start PROVIDED DATA

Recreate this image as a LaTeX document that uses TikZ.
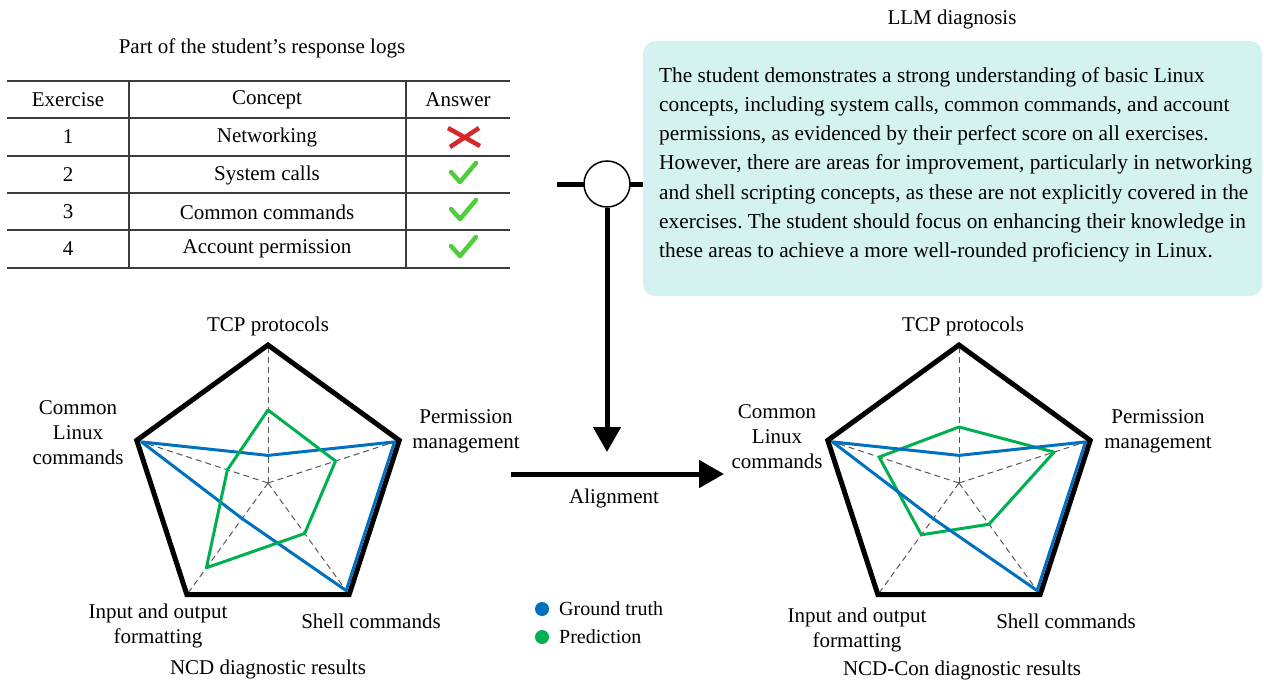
\documentclass[tikz,border=0pt]{standalone}
\usepackage{fontspec}
\setmainfont{Liberation Serif}
\usepackage{xcolor}
\usetikzlibrary{positioning,arrows.meta,calc}
\definecolor{truthblue}{RGB}{0,112,192}
\definecolor{predgreen}{RGB}{0,176,80}
\definecolor{llmbg}{RGB}{212,242,239}
\definecolor{wrongred}{RGB}{214,40,40}
\definecolor{rightgreen}{RGB}{80,205,60}
\definecolor{rulegray}{RGB}{60,60,60}

\tikzset{
  lbl/.style={font=\fontsize{21}{25}\selectfont, align=center, inner sep=0pt},
  frameline/.style={line width=5pt, line join=miter},
  spoke/.style={gray!70!black, line width=1pt, dash pattern=on 6pt off 4pt},
  truth/.style={truthblue, line width=3pt, line join=round},
  pred/.style={predgreen, line width=3pt, line join=round},
  tablerule/.style={rulegray, line width=1.6pt},
  thickarrow/.style={line width=5pt, -{Triangle[width=27pt,length=25pt]}},
  okmark/.pic={\draw[rightgreen, line width=4.5pt, line cap=round, line join=round] (-12,-1) -- (-3,9) -- (13,-10);},
  xmark/.pic={\draw[wrongred, line width=4.5pt] (-16,-9) -- (16,9) (15,-9) -- (-14,10);}
}

\begin{document}
\frenchspacing
\begin{tikzpicture}[x=1pt, y=-1pt]
\useasboundingbox (0,0) rectangle (1264,682);

% response logs table
\node[lbl] (logtitle) at (262,48) {Part of the student's response logs};
\foreach \ry in {81,118,156,193,230,268}
  \draw[tablerule] (7,\ry) -- (510,\ry);
\draw[tablerule] (129,81) -- (129,268) (406,81) -- (406,268);
\node[lbl] (hex) at (68,100) {Exercise};
\node[lbl] (hcon) at (267,100) {Concept};
\node[lbl] (hans) at (458,100) {Answer};
\foreach \ry/\c [count=\r] in {137/Networking,175/System calls,212/Common commands,249/Account permission} {
  \node[lbl] (ex\r) at (68,\ry) {\r};
  \node[lbl] (con\r) at (267,\ry) {\c};
}
\pic at (464,137) {xmark};
\foreach \ry in {173,210,247}
  \pic at (463,\ry) {okmark};

% LLM diagnosis
\node[lbl] (llmtitle) at (952,19) {LLM diagnosis};
\node[fill=llmbg, rounded corners=12pt, anchor=north west, minimum width=619pt, minimum height=255pt] (diag) at (643,41) {};
\node[anchor=west, align=left, inner sep=0pt, font=\fontsize{21.3}{29.2}\selectfont] (diagtext) at ([xshift=16pt, yshift=4pt]diag.west) {%
  The student demonstrates a strong understanding of basic Linux\\
  concepts, including system calls, common commands, and account\\
  permissions, as evidenced by their perfect score on all exercises.\\
  However, there are areas for improvement, particularly in networking\\
  and shell scripting concepts, as these are not explicitly covered in the\\
  exercises. The student should focus on enhancing their knowledge in\\
  these areas to achieve a more well-rounded proficiency in Linux.};

% merge and alignment arrows
\coordinate (logsend) at (557,184);
\coordinate (mergeend) at (607,452);
\coordinate (alnstart) at (511,474);
\coordinate (alnend) at (724,474);
\draw[line width=5pt] (logsend) -- (diag.west |- logsend);
\node[circle, draw, line width=1.5pt, fill=white, minimum size=46pt, inner sep=0pt] (merge) at (607,184) {};
\draw[thickarrow] (merge.south) -- (mergeend);
\draw[thickarrow] (alnstart) -- (alnend);
\node[lbl] (alnlbl) at (614,498) {Alignment};

% legend
\node[circle, fill=truthblue, minimum size=14pt, inner sep=0pt] (gtdot) at (542,609) {};
\node[circle, fill=predgreen, minimum size=14pt, inner sep=0pt] (prdot) at (542,637) {};
\node[lbl, anchor=west, font=\fontsize{20}{24}\selectfont] (gtlbl) at (559,609) {Ground truth};
\node[lbl, anchor=west, font=\fontsize{20}{24}\selectfont] (prlbl) at (559,637) {Prediction};

% NCD radar
\begin{scope}[shift={(268,483)}, yscale=-1]
  \foreach \a/\n in {90/t,18/p,-54/s,-126/i,162/c}
    \coordinate (l\n) at (\a:138);
  \foreach \n in {t,p,s,i,c}
    \draw[spoke] (0,0) -- (l\n);
  \draw[frameline] (lt) -- (lp) -- (ls) -- (li) -- (lc) -- cycle;
  \draw[truth] (90:27.6) -- (18:133) -- (-54:133) -- (-126:44) -- (162:133) -- cycle;
  \draw[pred] (90:73) -- (18:71) -- (-54:62.4) -- (-126:104.8) -- (162:42.7) -- cycle;
\end{scope}
\node[lbl] (ltcp) at (268,326) {TCP protocols};
\node[lbl] (lperm) at (466,431) {Permission\\management};
\node[lbl] (lshell) at (371,621) {Shell commands};
\node[lbl] (linput) at (158,626) {Input and output\\formatting};
\node[lbl] (lcommon) at (78,433) {Common\\Linux\\commands};
\node[lbl] (lres) at (268,669) {NCD diagnostic results};

% NCD-Con radar
\begin{scope}[shift={(959,483)}, yscale=-1]
  \foreach \a/\n in {90/t,18/p,-54/s,-126/i,162/c}
    \coordinate (r\n) at (\a:138);
  \foreach \n in {t,p,s,i,c}
    \draw[spoke] (0,0) -- (r\n);
  \draw[frameline] (rt) -- (rp) -- (rs) -- (ri) -- (rc) -- cycle;
  \draw[pred] (90:56) -- (18:100) -- (-54:51) -- (-126:64) -- (162:84) -- cycle;
  \draw[truth] (90:27.6) -- (18:133) -- (-54:133) -- (-126:44) -- (162:133) -- cycle;
\end{scope}
\node[lbl] (rtcp) at (963,326) {TCP protocols};
\node[lbl] (rperm) at (1158,431) {Permission\\management};
\node[lbl] (rshell) at (1066,621) {Shell commands};
\node[lbl] (rinput) at (857,630) {Input and output\\formatting};
\node[lbl] (rcommon) at (777,437) {Common\\Linux\\commands};
\node[lbl] (rres) at (962,670) {NCD-Con diagnostic results};
\end{tikzpicture}
\end{document}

end PROVIDED DATA

#### [STATED GOAL]
Restate the whole listing above exactly, except for its images.

#### [FULL ANSWER]
Recreate this image as a LaTeX document that uses TikZ.
\documentclass[tikz,border=0pt]{standalone}
\usepackage{fontspec}
\setmainfont{Liberation Serif}
\usepackage{xcolor}
\usetikzlibrary{positioning,arrows.meta,calc}
\definecolor{truthblue}{RGB}{0,112,192}
\definecolor{predgreen}{RGB}{0,176,80}
\definecolor{llmbg}{RGB}{212,242,239}
\definecolor{wrongred}{RGB}{214,40,40}
\definecolor{rightgreen}{RGB}{80,205,60}
\definecolor{rulegray}{RGB}{60,60,60}

\tikzset{
  lbl/.style={font=\fontsize{21}{25}\selectfont, align=center, inner sep=0pt},
  frameline/.style={line width=5pt, line join=miter},
  spoke/.style={gray!70!black, line width=1pt, dash pattern=on 6pt off 4pt},
  truth/.style={truthblue, line width=3pt, line join=round},
  pred/.style={predgreen, line width=3pt, line join=round},
  tablerule/.style={rulegray, line width=1.6pt},
  thickarrow/.style={line width=5pt, -{Triangle[width=27pt,length=25pt]}},
  okmark/.pic={\draw[rightgreen, line width=4.5pt, line cap=round, line join=round] (-12,-1) -- (-3,9) -- (13,-10);},
  xmark/.pic={\draw[wrongred, line width=4.5pt] (-16,-9) -- (16,9) (15,-9) -- (-14,10);}
}

\begin{document}
\frenchspacing
\begin{tikzpicture}[x=1pt, y=-1pt]
\useasboundingbox (0,0) rectangle (1264,682);

% response logs table
\node[lbl] (logtitle) at (262,48) {Part of the student's response logs};
\foreach \ry in {81,118,156,193,230,268}
  \draw[tablerule] (7,\ry) -- (510,\ry);
\draw[tablerule] (129,81) -- (129,268) (406,81) -- (406,268);
\node[lbl] (hex) at (68,100) {Exercise};
\node[lbl] (hcon) at (267,100) {Concept};
\node[lbl] (hans) at (458,100) {Answer};
\foreach \ry/\c [count=\r] in {137/Networking,175/System calls,212/Common commands,249/Account permission} {
  \node[lbl] (ex\r) at (68,\ry) {\r};
  \node[lbl] (con\r) at (267,\ry) {\c};
}
\pic at (464,137) {xmark};
\foreach \ry in {173,210,247}
  \pic at (463,\ry) {okmark};

% LLM diagnosis
\node[lbl] (llmtitle) at (952,19) {LLM diagnosis};
\node[fill=llmbg, rounded corners=12pt, anchor=north west, minimum width=619pt, minimum height=255pt] (diag) at (643,41) {};
\node[anchor=west, align=left, inner sep=0pt, font=\fontsize{21.3}{29.2}\selectfont] (diagtext) at ([xshift=16pt, yshift=4pt]diag.west) {%
  The student demonstrates a strong understanding of basic Linux\\
  concepts, including system calls, common commands, and account\\
  permissions, as evidenced by their perfect score on all exercises.\\
  However, there are areas for improvement, particularly in networking\\
  and shell scripting concepts, as these are not explicitly covered in the\\
  exercises. The student should focus on enhancing their knowledge in\\
  these areas to achieve a more well-rounded proficiency in Linux.};

% merge and alignment arrows
\coordinate (logsend) at (557,184);
\coordinate (mergeend) at (607,452);
\coordinate (alnstart) at (511,474);
\coordinate (alnend) at (724,474);
\draw[line width=5pt] (logsend) -- (diag.west |- logsend);
\node[circle, draw, line width=1.5pt, fill=white, minimum size=46pt, inner sep=0pt] (merge) at (607,184) {};
\draw[thickarrow] (merge.south) -- (mergeend);
\draw[thickarrow] (alnstart) -- (alnend);
\node[lbl] (alnlbl) at (614,498) {Alignment};

% legend
\node[circle, fill=truthblue, minimum size=14pt, inner sep=0pt] (gtdot) at (542,609) {};
\node[circle, fill=predgreen, minimum size=14pt, inner sep=0pt] (prdot) at (542,637) {};
\node[lbl, anchor=west, font=\fontsize{20}{24}\selectfont] (gtlbl) at (559,609) {Ground truth};
\node[lbl, anchor=west, font=\fontsize{20}{24}\selectfont] (prlbl) at (559,637) {Prediction};

% NCD radar
\begin{scope}[shift={(268,483)}, yscale=-1]
  \foreach \a/\n in {90/t,18/p,-54/s,-126/i,162/c}
    \coordinate (l\n) at (\a:138);
  \foreach \n in {t,p,s,i,c}
    \draw[spoke] (0,0) -- (l\n);
  \draw[frameline] (lt) -- (lp) -- (ls) -- (li) -- (lc) -- cycle;
  \draw[truth] (90:27.6) -- (18:133) -- (-54:133) -- (-126:44) -- (162:133) -- cycle;
  \draw[pred] (90:73) -- (18:71) -- (-54:62.4) -- (-126:104.8) -- (162:42.7) -- cycle;
\end{scope}
\node[lbl] (ltcp) at (268,326) {TCP protocols};
\node[lbl] (lperm) at (466,431) {Permission\\management};
\node[lbl] (lshell) at (371,621) {Shell commands};
\node[lbl] (linput) at (158,626) {Input and output\\formatting};
\node[lbl] (lcommon) at (78,433) {Common\\Linux\\commands};
\node[lbl] (lres) at (268,669) {NCD diagnostic results};

% NCD-Con radar
\begin{scope}[shift={(959,483)}, yscale=-1]
  \foreach \a/\n in {90/t,18/p,-54/s,-126/i,162/c}
    \coordinate (r\n) at (\a:138);
  \foreach \n in {t,p,s,i,c}
    \draw[spoke] (0,0) -- (r\n);
  \draw[frameline] (rt) -- (rp) -- (rs) -- (ri) -- (rc) -- cycle;
  \draw[pred] (90:56) -- (18:100) -- (-54:51) -- (-126:64) -- (162:84) -- cycle;
  \draw[truth] (90:27.6) -- (18:133) -- (-54:133) -- (-126:44) -- (162:133) -- cycle;
\end{scope}
\node[lbl] (rtcp) at (963,326) {TCP protocols};
\node[lbl] (rperm) at (1158,431) {Permission\\management};
\node[lbl] (rshell) at (1066,621) {Shell commands};
\node[lbl] (rinput) at (857,630) {Input and output\\formatting};
\node[lbl] (rcommon) at (777,437) {Common\\Linux\\commands};
\node[lbl] (rres) at (962,670) {NCD-Con diagnostic results};
\end{tikzpicture}
\end{document}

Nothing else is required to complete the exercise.